Historically, conventional high-order finite element methods were rarely used for
industrial problems because the Jacobian rapidly loses sparsity as the order is
increased, leading to unaffordable solve times and memory requirements
{cite}`brown2010`. This effect typically limited the order of accuracy to at most
quadratic, especially because quadratic finite element formulations are computationally advantageous in terms of
floating point operations (FLOPS) per degree of freedom (DOF)---see
{numref}`fig-assembledVsmatrix-free`---, despite the fast convergence and favorable
stability properties offered by higher order discretizations. Nowadays, high-order
numerical methods, such as the spectral element method (SEM)---a special case of
nodal p-Finite Element Method (FEM) which can reuse the interpolation nodes for
quadrature---are employed, especially with (nearly) affine elements, because
linear constant coefficient problems can be very efficiently solved using the
fast diagonalization method combined with a multilevel coarse solve. In
{numref}`fig-assembledVsmatrix-free` we analyze and compare the theoretical costs,
of different configurations: assembling the sparse matrix representing the action
of the operator (labeled as *assembled*), non assembling the matrix and storing
only the metric terms needed as an operator setup-phase (labeled as *tensor-qstore*)
and non assembling  the matrix and computing the metric terms on the fly and storing
a compact representation of the linearization at quadrature points (labeled as
*tensor*). In the right panel, we show the cost in terms of FLOPS/DOF. This metric for
computational efficiency made sense historically, when the performance was mostly
limited by processors' clockspeed. A more relevant performance plot for current
state-of-the-art high-performance machines (for which the bottleneck of performance is
mostly in the memory bandwith) is shown in the left panel of
{numref}`fig-assembledVsmatrix-free`, where the memory bandwith is measured in terms of
bytes/DOF. We can see that high-order methods, implemented properly with only partial
assembly, require optimal amount of memory transfers (with respect to the
polynomial order) and near-optimal FLOPs for operator evaluation. Thus, high-order
methods in matrix-free representation not only possess favorable properties, such as
higher accuracy and faster convergence to solution, but also manifest an efficiency gain
compared to their corresponding assembled representations.

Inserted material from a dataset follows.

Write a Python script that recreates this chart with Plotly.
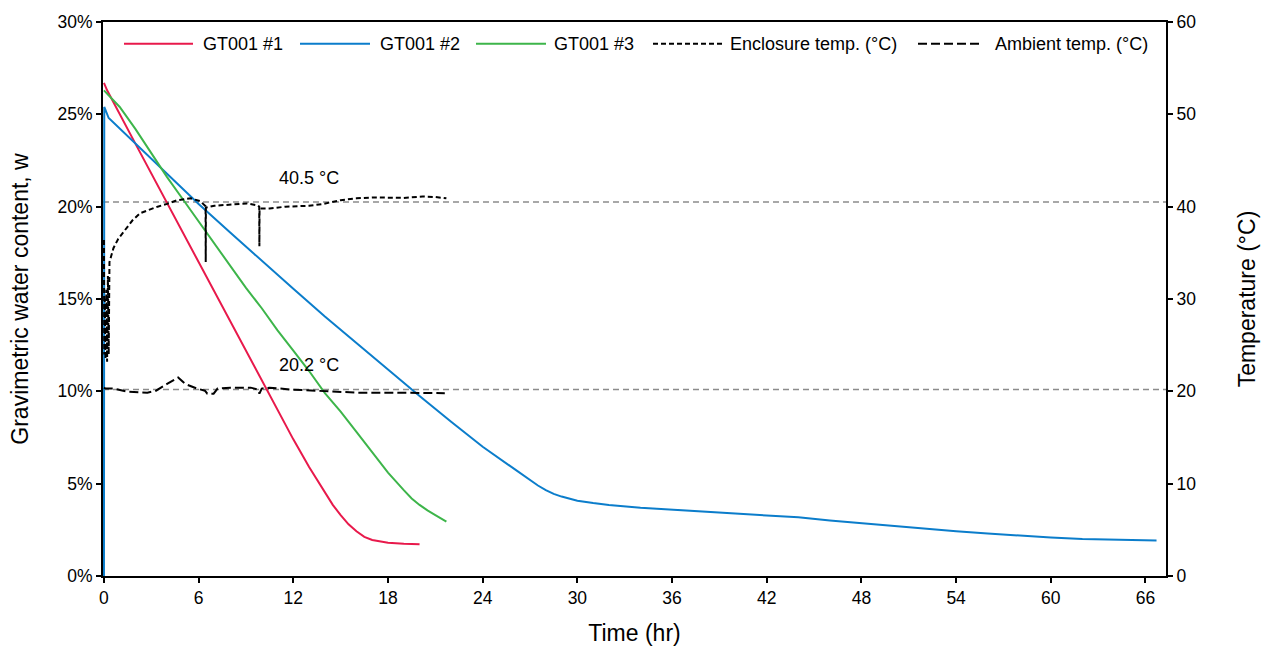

(fig-assembledvsmatrix-free)=

:::{figure} ../../img/TensorVsAssembly.png
Comparison of memory transfer and floating point operations per
degree of freedom for different representations of a linear operator for a PDE in
3D with $b$ components and variable coefficients arising due to Newton
linearization of a material nonlinearity. The representation labeled as *tensor*
computes metric terms on the fly and stores a compact representation of the
linearization at quadrature points. The representation labeled as *tensor-qstore*
pulls the metric terms into the stored representation. The *assembled* representation
uses a (block) CSR format.
:::

Furthermore, software packages that provide high-performance implementations have often
been special-purpose and intrusive. libCEED {cite}`libceed-joss-paper` is a new library that offers a purely
algebraic interface for matrix-free operator representation and supports run-time
selection of implementations tuned for a variety of computational device types,
including CPUs and GPUs. libCEED's purely algebraic interface can unobtrusively be
integrated in new and legacy software to provide performance portable interfaces.
While libCEED's focus is on high-order finite elements, the approach is algebraic
and thus applicable to other discretizations in factored form. libCEED's role, as
a lightweight portable library that allows a wide variety of applications to share
highly optimized discretization kernels, is illustrated in
{numref}`fig-libCEED-backends`, where a non-exhaustive list of specialized
implementations (backends) is provided. libCEED provides a low-level Application
Programming Interface (API) for user codes so that applications with their own
discretization infrastructure (e.g., those in [PETSc](https://www.mcs.anl.gov/petsc/),
[MFEM](https://mfem.org/) and [Nek5000](https://nek5000.mcs.anl.gov/)) can evaluate
and use the core operations provided by libCEED. GPU implementations are available via
pure [CUDA](https://developer.nvidia.com/about-cuda) as well as the
[OCCA](http://github.com/libocca/occa) and [MAGMA](https://bitbucket.org/icl/magma)
libraries. CPU implementations are available via pure C and AVX intrinsics as well as
the [LIBXSMM](http://github.com/hfp/libxsmm) library. libCEED provides a unified
interface, so that users only need to write a single source code and can select the
desired specialized implementation at run time. Moreover, each process or thread can
instantiate an arbitrary number of backends.

(fig-libceed-backends)=

:::{figure} ../../img/libCEEDBackends.png
The role of libCEED as a lightweight, portable library which provides a low-level
API for efficient, specialized implementations. libCEED allows different applications
to share highly optimized discretization kernels.
:::